Terrorisme djihadiste : un phénomène durable
Deux chercheurs, Marc Hecker et Elie Tenenbaum, dressent dans Le Monde le bilan de vingt ans de lutte contre le terrorisme djihadiste, menée notamment sur les théâtres extérieurs comme intérieurs.
Marc Hecker et Elie Tenenbaum sont chercheurs à l’Institut français des relations internationales. Dans La Guerre de vingt ans (Robert Laffont, 448 pages, 24,90 euros), ces deux spécialistes des questions de défense et de terrorisme font la rétrospective de deux décennies de lutte contre le terrorisme, en particulier sur les théâtres étrangers. Du début de la « guerre contre le terrorisme » américaine, après les attentats du 11 septembre 2001, à New York, à la fin du contre-terrorisme comme priorité stratégique revendiquée par les Etats-Unis.

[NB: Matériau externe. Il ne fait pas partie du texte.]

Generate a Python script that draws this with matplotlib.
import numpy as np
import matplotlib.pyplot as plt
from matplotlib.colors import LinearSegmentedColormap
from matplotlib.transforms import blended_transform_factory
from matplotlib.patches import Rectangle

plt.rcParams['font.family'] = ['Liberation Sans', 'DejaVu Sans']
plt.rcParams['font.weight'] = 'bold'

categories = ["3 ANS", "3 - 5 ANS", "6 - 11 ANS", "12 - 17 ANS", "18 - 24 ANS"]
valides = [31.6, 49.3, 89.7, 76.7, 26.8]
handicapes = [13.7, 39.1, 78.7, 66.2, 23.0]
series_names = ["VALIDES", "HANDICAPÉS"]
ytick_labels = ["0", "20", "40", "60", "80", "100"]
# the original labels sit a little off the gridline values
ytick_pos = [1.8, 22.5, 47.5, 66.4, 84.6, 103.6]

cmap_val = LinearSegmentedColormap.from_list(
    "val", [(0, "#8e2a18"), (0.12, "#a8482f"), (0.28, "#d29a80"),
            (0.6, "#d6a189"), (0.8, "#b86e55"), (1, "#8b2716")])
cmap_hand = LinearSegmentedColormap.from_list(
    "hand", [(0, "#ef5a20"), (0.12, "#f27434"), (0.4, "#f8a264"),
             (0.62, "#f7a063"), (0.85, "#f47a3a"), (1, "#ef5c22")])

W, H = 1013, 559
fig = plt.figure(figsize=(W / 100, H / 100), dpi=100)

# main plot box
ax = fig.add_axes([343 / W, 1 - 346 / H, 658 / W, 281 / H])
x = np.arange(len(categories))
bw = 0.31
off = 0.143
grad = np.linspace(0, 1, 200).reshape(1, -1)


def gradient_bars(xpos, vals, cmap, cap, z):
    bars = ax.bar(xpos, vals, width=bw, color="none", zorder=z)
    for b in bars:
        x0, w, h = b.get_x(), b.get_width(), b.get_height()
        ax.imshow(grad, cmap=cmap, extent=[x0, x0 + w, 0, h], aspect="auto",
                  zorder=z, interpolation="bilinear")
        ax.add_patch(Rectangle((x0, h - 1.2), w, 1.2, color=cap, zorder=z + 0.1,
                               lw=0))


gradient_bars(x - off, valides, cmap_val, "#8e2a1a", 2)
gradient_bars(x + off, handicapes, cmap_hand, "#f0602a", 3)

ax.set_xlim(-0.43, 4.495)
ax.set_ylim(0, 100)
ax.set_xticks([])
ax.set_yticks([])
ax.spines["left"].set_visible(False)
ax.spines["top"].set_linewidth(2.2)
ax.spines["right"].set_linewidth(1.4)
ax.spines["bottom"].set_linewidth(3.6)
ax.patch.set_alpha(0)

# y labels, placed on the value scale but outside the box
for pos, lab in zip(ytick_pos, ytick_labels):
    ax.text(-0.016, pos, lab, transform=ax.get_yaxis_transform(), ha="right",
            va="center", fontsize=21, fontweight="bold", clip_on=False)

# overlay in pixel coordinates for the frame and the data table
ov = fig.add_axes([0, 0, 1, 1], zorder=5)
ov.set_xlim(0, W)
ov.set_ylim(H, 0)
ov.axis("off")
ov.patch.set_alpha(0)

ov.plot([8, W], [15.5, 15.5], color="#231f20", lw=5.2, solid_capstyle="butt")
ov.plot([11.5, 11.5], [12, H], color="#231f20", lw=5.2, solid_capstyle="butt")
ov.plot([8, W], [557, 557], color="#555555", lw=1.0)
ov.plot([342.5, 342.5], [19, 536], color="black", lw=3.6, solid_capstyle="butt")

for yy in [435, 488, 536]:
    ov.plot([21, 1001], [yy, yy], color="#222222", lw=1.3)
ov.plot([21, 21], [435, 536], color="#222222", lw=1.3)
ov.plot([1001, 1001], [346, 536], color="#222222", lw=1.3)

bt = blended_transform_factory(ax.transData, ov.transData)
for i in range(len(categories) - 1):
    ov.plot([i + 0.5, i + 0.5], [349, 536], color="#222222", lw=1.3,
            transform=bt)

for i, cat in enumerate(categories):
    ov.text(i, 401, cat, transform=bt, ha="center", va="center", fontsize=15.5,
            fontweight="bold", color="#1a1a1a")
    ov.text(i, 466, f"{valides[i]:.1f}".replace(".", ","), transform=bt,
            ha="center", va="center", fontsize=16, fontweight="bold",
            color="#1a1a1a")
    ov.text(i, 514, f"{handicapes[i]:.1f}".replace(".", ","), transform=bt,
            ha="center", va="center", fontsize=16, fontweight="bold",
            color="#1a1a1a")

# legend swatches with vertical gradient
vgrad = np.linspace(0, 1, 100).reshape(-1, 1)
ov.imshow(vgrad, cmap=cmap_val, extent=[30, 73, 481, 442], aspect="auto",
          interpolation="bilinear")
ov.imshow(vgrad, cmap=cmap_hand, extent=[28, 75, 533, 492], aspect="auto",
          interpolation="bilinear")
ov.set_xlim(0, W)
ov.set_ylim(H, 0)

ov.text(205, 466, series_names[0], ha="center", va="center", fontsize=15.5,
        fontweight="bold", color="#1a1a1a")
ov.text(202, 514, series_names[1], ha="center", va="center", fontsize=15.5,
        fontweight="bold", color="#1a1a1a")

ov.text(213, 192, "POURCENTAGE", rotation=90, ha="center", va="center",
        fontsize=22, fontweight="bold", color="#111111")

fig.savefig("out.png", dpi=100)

Qu’est-ce que le 11 septembre 2001 a changé à la lutte contre le terrorisme ?
Elie Tenenbaum : La lutte contre le terrorisme existait avant le 11-Septembre. A l’époque contemporaine, elle s’est structurée, à partir des années 1970, avec la prise d’otages de Munich [le 5 septembre 1972], qui a joué un rôle central dans la mise à l’agenda de cette thématique. Il en a résulté, dans la période 1975-1990, la création un peu partout en Occident de pôles spéciaux au sein des services policiers, de renseignement et judiciaires. Le terrorisme demeurait toutefois un sujet parmi d’autres. Ce qui change de manière radicale en 2001, c’est le fait que la lutte antiterroriste se mue en guerre et devient la pierre angulaire de la politique de sécurité nationale et de la diplomatie américaines. Ce n’est alors pas seulement la CIA et le CTC [Counter-Terrorism Center] qui se renforcent et se dotent de moyens financiers, humains et juridiques, c’est toute la politique extérieure de la première puissance mondiale qui se transforme. Le département d’Etat est en guerre contre le terrorisme, le département du Trésor aussi. La relation que chaque Etat entretient avec les Etats-Unis sera jugée à l’aune de la lutte contre le terrorisme.
Marc Hecker : Si le djihad afghan, de 1979 à 1989, est le point de départ du djihadisme transnational, le 11-Septembre a créé une surprise stratégique et a ouvert un cycle. Pendant la guerre froide, lors des débats à l’ONU, il était très difficile d’obtenir une condamnation internationale du terrorisme. Or, en 2001, il y a un véritable consensus sur ce sujet. En parallèle se développe tout un mouvement pour inclure des causes locales dans ce prisme et justifier des répressions au nom de la guerre globale contre le terrorisme. On l’a vu, par exemple, en Russie contre les indépendantistes tchétchènes, en Israël contre les groupes armés palestiniens ou même en Colombie contre les Forces armées révolutionnaires de Colombie [extrême gauche].